Do you have an open and relaxed attitude towards discussion about sex? Does he feel he can talk to you and his dad about anything? I was wondering if his dad knows and shares your concerns. Does he have access to pornography, either in the home or online? Your eldest son keeps pics of topless girls, is there any other more explicit material he could have found?

Above all, your investigations regarding this need to be done very sensitively. No guilt or punishment must be involved, and he needs to feel hes a good kid and that he is loved. Do your sons know him well? Does he confide in them so that they might know anything thats worrying him? Has he been acting differently at school?

You need to dig deeper here, I think your concerns are well founded, and this little boy needs some help.

Best of luck

Liz x

Re: Re: 7 yr old stealing & obsessed about sexual matters

I do agree that there is cause for concern, but from what you've said in your post he's taken one card and a condom...do you not thing its a bit ott to be having everyone hiding there things over something so minor? Just I would say that getting his trust was priorty here and thats sending out a very different message. Maybe I've misread what your saying.

Re: Re: Re: 7 yr old stealing & obsessed about sexual matters

I agree with you Ellie, what he's doing isn't really stealing as such, just taking things hes curious about. If he were taking money, or possessions of value, I would see the need for securing belongings. I do get a bit of a "him and us" vibe here, which is a shame. The hiding of possessions seems extreme, and it seems the older boys have been quick to judge the little one as a thief. This child needs love and reassurance right now.

Re: 7 yr old stealing & obsessed about sexual matters

Thanks guys, after re-reading my message I can see where your coming from with your comments. I have actually only listed a few events that have occurred in the past few weeks, prior to this there have been many, many instances of lying and stealing. I also failed to include any details about his home environment with his mum. He has told me previously that the step children in that house often sneak into their mum's room and look at "dirty" magazines and that these kids often take his belongings and he therefore seems to think this is "normal".

I guess my problem is that we only have him part of the time and the two households have completely different morals and standards so it is very confusing for him going between the two.
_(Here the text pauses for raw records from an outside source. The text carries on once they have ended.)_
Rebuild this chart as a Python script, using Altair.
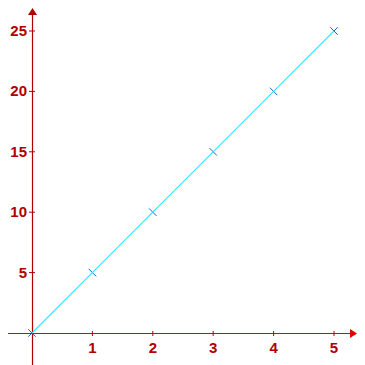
import altair as alt
import pandas as pd

# data
xs = [0, 1, 2, 3, 4, 5]
ys = [0, 5, 10, 15, 20, 25]
x_ticks = [1, 2, 3, 4, 5]
y_ticks = [5, 10, 15, 20, 25]

PX_X = 60.4      # pixels per x unit
PX_Y = 12.08     # pixels per y unit
W, H = 325, 325
XMAX, YMAX = W / PX_X, H / PX_Y

pts = pd.DataFrame({"x": xs, "y": ys})
xt = pd.DataFrame({"v": x_ticks, "lab": [str(v) for v in x_ticks]})
yt = pd.DataFrame({"v": y_ticks, "lab": [str(v) for v in y_ticks]})
one = pd.DataFrame({"a": [0]})

xs_ = alt.Scale(domain=[0, XMAX], nice=False, zero=False)
ys_ = alt.Scale(domain=[0, YMAX], nice=False, zero=False)

XRED = "#e00000"
YRED = "#b00000"
LAB = "#b00000"

# axes lines (decoration)
x_axis = alt.Chart(one).mark_rule(color=XRED, strokeWidth=1.2, clip=False).encode(
    x=alt.value(-24), x2=alt.value(W - 4), y=alt.value(H + 0.5))
y_axis = alt.Chart(one).mark_rule(color=YRED, strokeWidth=1.2, clip=False).encode(
    x=alt.value(0.5), y=alt.value(6), y2=alt.value(H + 40))

x_arrow = alt.Chart(one).mark_point(
    shape="M1,0L-1,1.3L-1,-1.3Z", size=49, filled=True, color=XRED, opacity=1, clip=False
).encode(x=alt.value(W - 3.5), y=alt.value(H + 0.5))
y_arrow = alt.Chart(one).mark_point(
    shape="M0,-1L1.3,1L-1.3,1Z", size=49, filled=True, color=YRED, opacity=1, clip=False
).encode(x=alt.value(0.5), y=alt.value(3.5))

x_tk = alt.Chart(xt).mark_rule(color=YRED, strokeWidth=1, clip=False).encode(
    x=alt.X("v:Q", scale=xs_, axis=None), y=alt.value(H - 2), y2=alt.value(H + 3))
y_tk = alt.Chart(yt).mark_rule(color=YRED, strokeWidth=1, clip=False).encode(
    y=alt.Y("v:Q", scale=ys_, axis=None), x=alt.value(-3), x2=alt.value(3))

x_lab = alt.Chart(xt).mark_text(
    color=LAB, font="Liberation Sans", fontSize=15, fontWeight="bold",
    align="center", baseline="middle", clip=False
).encode(x=alt.X("v:Q", scale=xs_, axis=None), y=alt.value(H + 15), text="lab:N")
y_lab = alt.Chart(yt).mark_text(
    color=LAB, font="Liberation Sans", fontSize=15, fontWeight="bold",
    align="right", baseline="middle", clip=False
).encode(y=alt.Y("v:Q", scale=ys_, axis=None), x=alt.value(-5), text="lab:N")

markers = alt.Chart(pts).mark_point(
    shape="M-1,-1L1,1M-1,1L1,-1", size=56, filled=False, color="#1a5fd6",
    strokeWidth=1, opacity=1, clip=False
).encode(x=alt.X("x:Q", scale=xs_, axis=None), y=alt.Y("y:Q", scale=ys_, axis=None))

line = alt.Chart(pts).mark_line(color="#33e8ff", strokeWidth=1.2, clip=False).encode(
    x=alt.X("x:Q", scale=xs_, axis=None), y=alt.Y("y:Q", scale=ys_, axis=None))

chart = alt.layer(
    x_axis, y_axis, x_tk, y_tk, x_arrow, y_arrow, x_lab, y_lab, markers, line
).properties(
    width=W, height=H,
    background="white",
    autosize=alt.AutoSizeParams(type="none"),
    padding={"left": 24, "top": 0, "right": 0, "bottom": 32},
).configure_view(stroke="transparent", strokeWidth=0)

chart.save("out.html", embed_options={"renderer": "svg", "actions": False})
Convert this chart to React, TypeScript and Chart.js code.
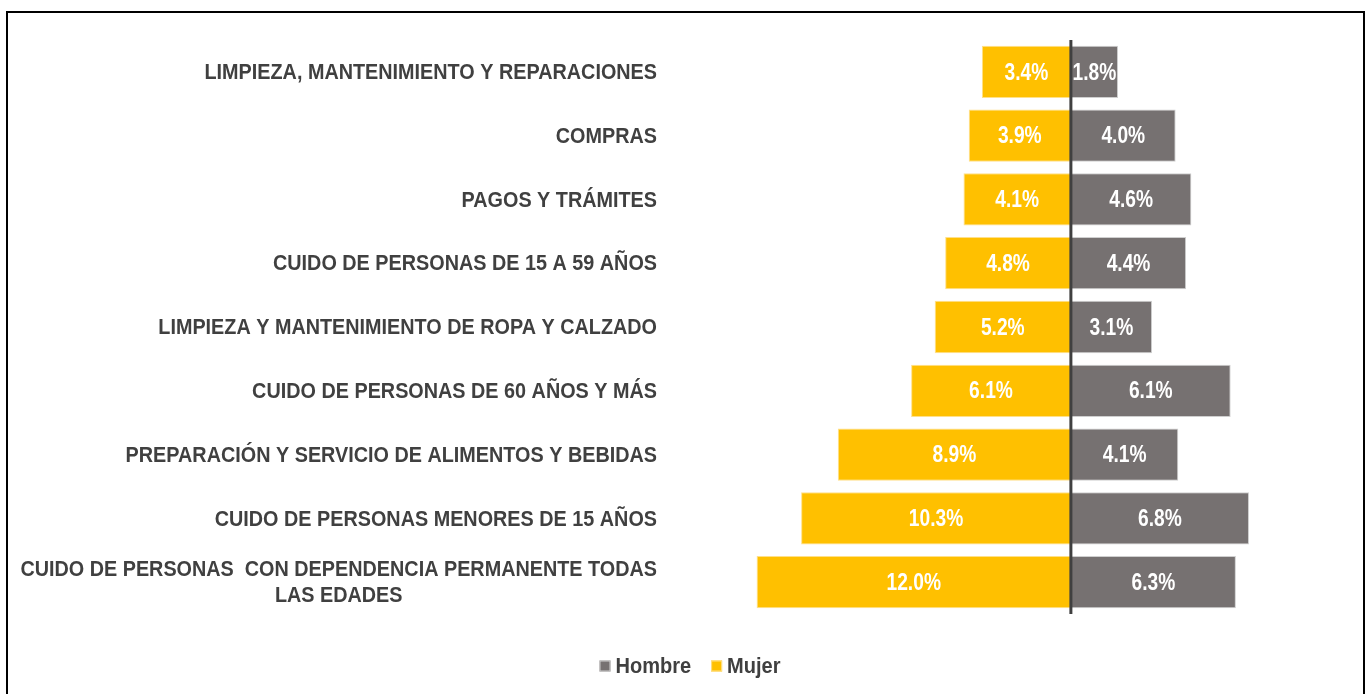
import React, { useEffect, useRef } from "react";
import { Chart, registerables } from "chart.js";

Chart.register(...registerables);

const categories: (string | string[])[] = [
  "LIMPIEZA, MANTENIMIENTO Y REPARACIONES",
  "COMPRAS",
  "PAGOS Y TRÁMITES",
  "CUIDO DE PERSONAS DE 15 A 59 AÑOS",
  "LIMPIEZA Y MANTENIMIENTO DE ROPA Y CALZADO",
  "CUIDO DE PERSONAS DE 60 AÑOS Y MÁS",
  "PREPARACIÓN Y SERVICIO DE ALIMENTOS Y BEBIDAS",
  "CUIDO DE PERSONAS MENORES DE 15 AÑOS",
  ["CUIDO DE PERSONAS  CON DEPENDENCIA PERMANENTE TODAS", "LAS EDADES"],
];

const hombre = [1.8, 4.0, 4.6, 4.4, 3.1, 6.1, 4.1, 6.8, 6.3];
const mujer = [3.4, 3.9, 4.1, 4.8, 5.2, 6.1, 8.9, 10.3, 12.0];

const FONT = "'Liberation Sans', Arial, sans-serif";
const TEXT = "#404040";
const HOMBRE_COLOR = "#767171";
const MUJER_COLOR = "#FFC000";

function scaledText(ctx: any, text: string, x: number, y: number, sx: number, align: string) {
  ctx.save();
  ctx.translate(x, y);
  ctx.scale(sx, 1);
  ctx.textAlign = align;
  ctx.fillText(text, 0, 0);
  ctx.restore();
}

const labelsPlugin = {
  id: "customLabels",
  afterDatasetsDraw(chart: any) {
    const ctx = chart.ctx;
    const area = chart.chartArea;
    const xs = chart.scales.x;
    const ys = chart.scales.y;
    ctx.save();
    // value labels
    ctx.font = `bold 24px ${FONT}`;
    ctx.fillStyle = "#ffffff";
    ctx.textBaseline = "middle";
    chart.data.datasets.forEach((ds: any, di: number) => {
      const meta = chart.getDatasetMeta(di);
      meta.data.forEach((bar: any, i: number) => {
        const v = Math.abs(ds.data[i]);
        const cx = (bar.x + bar.base) / 2;
        scaledText(ctx, v.toFixed(1) + "%", cx, bar.y + 1, 0.8, "center");
      });
    });
    // zero line
    const x0 = xs.getPixelForValue(0);
    ctx.strokeStyle = "#404040";
    ctx.lineWidth = 3;
    ctx.beginPath();
    ctx.moveTo(x0, area.top);
    ctx.lineTo(x0, area.bottom);
    ctx.stroke();
    // category labels
    const SX = 0.88;
    ctx.font = `bold 22.5px ${FONT}`;
    ctx.fillStyle = TEXT;
    ctx.textBaseline = "middle";
    const rightEdge = area.left - 21;
    categories.forEach((lab, i) => {
      const y = ys.getPixelForValue(i) + 1;
      if (Array.isArray(lab)) {
        const widths = lab.map((l) => ctx.measureText(l).width * SX);
        const maxW = Math.max(...widths);
        const center = rightEdge - maxW / 2;
        const lh = 26;
        lab.forEach((l, k) => {
          scaledText(ctx, l, center, y + (k - (lab.length - 1) / 2) * lh, SX, "center");
        });
      } else {
        scaledText(ctx, lab, rightEdge, y, SX, "right");
      }
    });
    // legend
    const LSX = 0.91;
    ctx.font = `bold 22px ${FONT}`;
    const items = chart.data.datasets.map((ds: any) => ({
      text: ds.label,
      color: ds.backgroundColor,
      border: ds.borderColor,
      w: ctx.measureText(ds.label).width * LSX,
    }));
    const box = 11;
    const gapText = 5;
    const gapItem = 20;
    const total = items.reduce((s: number, it: any) => s + box + gapText + it.w, 0) + gapItem * (items.length - 1);
    let lx = chart.width / 2 + 7 - total / 2;
    const ly = 666;
    items.forEach((it: any) => {
      ctx.fillStyle = it.color;
      ctx.fillRect(lx, ly - box / 2, box, box);
      ctx.strokeStyle = it.border;
      ctx.lineWidth = 1;
      ctx.strokeRect(lx + 0.5, ly - box / 2 + 0.5, box - 1, box - 1);
      ctx.fillStyle = TEXT;
      ctx.textBaseline = "middle";
      scaledText(ctx, it.text, lx + box + gapText, ly + 1, LSX, "left");
      lx += box + gapText + it.w + gapItem;
    });
    ctx.restore();
  },
};

export default function App() {
  const canvasRef = useRef<HTMLCanvasElement | null>(null);

  useEffect(() => {
    if (!canvasRef.current) return;
    const chart = new Chart(canvasRef.current, {
      type: "bar",
      data: {
        labels: categories.map((c, i) => String(i)),
        datasets: [
          {
            label: "Hombre",
            data: hombre,
            backgroundColor: HOMBRE_COLOR,
            borderColor: "#cfcfcf",
            borderWidth: 1,
            barPercentage: 0.82,
            categoryPercentage: 1,
          },
          {
            label: "Mujer",
            data: mujer.map((v) => -v),
            backgroundColor: MUJER_COLOR,
            borderColor: "#ffe08a",
            borderWidth: 1,
            barPercentage: 0.82,
            categoryPercentage: 1,
          },
        ],
      },
      options: {
        indexAxis: "y",
        animation: false,
        responsive: true,
        maintainAspectRatio: false,
        layout: { padding: { left: 13, right: 7, top: 40, bottom: 80 } },
        scales: {
          x: {
            stacked: true,
            min: -15,
            max: 11,
            display: false,
          },
          y: {
            stacked: true,
            display: true,
            border: { display: false },
            grid: { display: false, drawTicks: false },
            ticks: { display: false },
            afterFit(scale: any) {
              scale.width = 665;
            },
          },
        },
        plugins: {
          tooltip: { enabled: false },
          legend: { display: false },
        },
      },
      plugins: [labelsPlugin],
    });
    return () => chart.destroy();
  }, []);

  return (
    <div style={{ position: "fixed", left: 0, top: 0, width: 1366, height: 694, background: "#fff" }}>
      <div
        style={{
          position: "absolute",
          left: 6,
          top: 11,
          width: 1355,
          height: 720,
          border: "2px solid #000",
          boxSizing: "content-box",
        }}
      />
      <div style={{ position: "absolute", left: 0, top: 0, width: 1366, height: 694 }}>
        <canvas ref={canvasRef} />
      </div>
    </div>
  );
}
At the same time, I struggle to justify his action's to my kids, who on a majority of the time have an excellent relationship to him.

I guess what I'm really trying to avoid is the them and us attitude, but I'm really falling into that trap.

In relation to the sexual matters. Our home doesn't have any other pornography apart from the Ralph cards. We are far from free about sexual matters, probably a little conservative. I discuss these matters freely with my children, but not at such an early age as what my step-son is showing such keen interest in the top.

We hear people say that Mum's go on "gut" instinct. My instinct is telling me that something isn't right, but I'm just not sure what. My suspicion is that the step-children in the other household may be influencing or even interfering with him more than is appropriate.

Comments/thoughts????

Lynn

Re: Re: 7 yr old stealing & obsessed about sexual matters

Does sound like he's been exposed to more adult material than is healthy for him. I think you may have to talk to him about sex, explain that the images he's seeing are just fantasy as a lot of porn is degrading but he's not old enough to understand the difference between the pictures and sex within a loving relationship. Focus on the relationship side of things. Obviously not much you can do to stop him from being shown it but try to put it into context for him so that he can have a healthier attitude about it.
If you believe that he has been interfered with in any way then maybe it would be best to call the RSPCC or parentline and discuss it with them for there opinion on the matter and advice on how to deal with it.